Free Support Forum - aspose.com

PDF attachment extraction corrupted for Slides

Hello Team,
I am using aspose-slides-18.7-jdk16.jar for PowerPoint files for extracting embedded files and attachments from ppt/pptx files. All good except for Pdf files. It’s getting corrupted after extraction.

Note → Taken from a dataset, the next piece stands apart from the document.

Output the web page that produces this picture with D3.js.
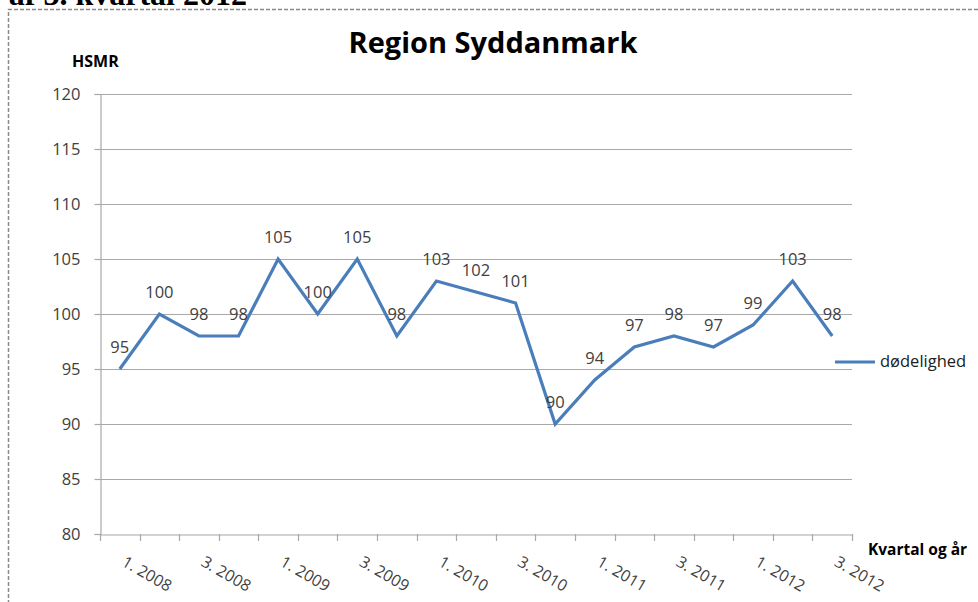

Please let me know how can I resolve it.
Below is my code snippet

		for(File file : inputFiles){

			Presentation pres = new Presentation(file.toString());

			//Access the first slide
			for(int i=0;i<pres.getSlides().size();i++)
			{
				ISlide sld = pres.getSlides().get_Item(i); 
				for(int j=0;j<sld.getShapes().size();j++)
				{
					IShape shape = sld.getShapes().get_Item(j);
					if(shape instanceof OleObjectFrame)
					{
						//Cast the shape to OleObjectFrameEx
						OleObjectFrame oof = (OleObjectFrame)shape;
						System.out.println(String.format("%s\t\t\t\t%s",oof.getObjectName(),oof.getObjectProgId()));
						String FileType="";
						if(oof.getObjectName().equals("Worksheet") &&oof.getObjectProgId().equals( "Excel.Sheet.12"))
						{
							FileType=".xlsx";
						}
						else if(oof.getObjectName().equals("Worksheet") &&oof.getObjectProgId().equals("Excel.Sheet.8"))
						{
							FileType=".xls";
						}
						else if(oof.getObjectName().equals("Document") &&oof.getObjectProgId().equals("Word.Document.12"))
						{
							FileType=".docx";
						}
						else if(oof.getObjectName().equals("Document") &&oof.getObjectProgId().equals("Word.Document.8"))
						{
							FileType=".doc";
						}
						else if(oof.getObjectName().equals("Presentation") &&oof.getObjectProgId().equals("PowerPoint.Show.12"))
						{
							FileType=".pptx";
						}
						else if(oof.getObjectName().equals("Presentation") &&oof.getObjectProgId().equals("PowerPoint.Show.8"))
						{
							FileType=".ppt";
						}
						else if(oof.getObjectName().equals("Acrobat Document") &&oof.getObjectProgId().equals("AcroExch.Document.11"))
						{
							FileType=".pdf";
						}
						else
						{
							FileType=".txt";
						}
						if (oof != null)
						{
							FileOutputStream fstr;
							fstr = new FileOutputStream("E:\\Project\\output\\"+file.getName()+"_"+Integer.toString(i)+" OleIndex_"+Integer.toString(j)+FileType);
							byte[] buf = oof.getObjectData();
							int len=buf.length;
							fstr.write(buf, 0, buf.length);
							fstr.flush();
							fstr.close();
							//System.out.println("Excel OLE Object written as excel1.xls file");
						}
					}
				}
			}
		}

@batuck420,

I have observed the sample code shared by you and request you to please share the source presentation along with extracted corrupt information with us. We will investigate the issue further on our end on provision of requested information.

Hello,

I have attached all the required files please update on the same.

Files.zip (178.0 KB)

Also I am using the latest aspose-slides-18.8-jdk16.jar for operations related to ppt/pptx.

@batuck420,

Thank you for sharing the information. Actually, the data which is contained in
OleObjectFrame.getObjectData() method is not a genuine PDF document. Please note that embedded documents are not stored in presentation as a document itself, but as an OLE container. We don’t have a public API which will allow extracting this stream and using as ready-to-use Excel or other document, but it can be easily achieved using third-party open source library, such as OpenMcdf .
I suggest you to please visit the following thread link for possible option and your convenience. Unfortunately, presently there is no known third party tool for Java in our knowledge.

Thanks for your input,
Is there any way apart from OleObjectFrame.getObjectData() method to get the pdf attachments from presentation files.

@batuck420,

I like to share that the said method contains the information about OLE Object data and there is no other option.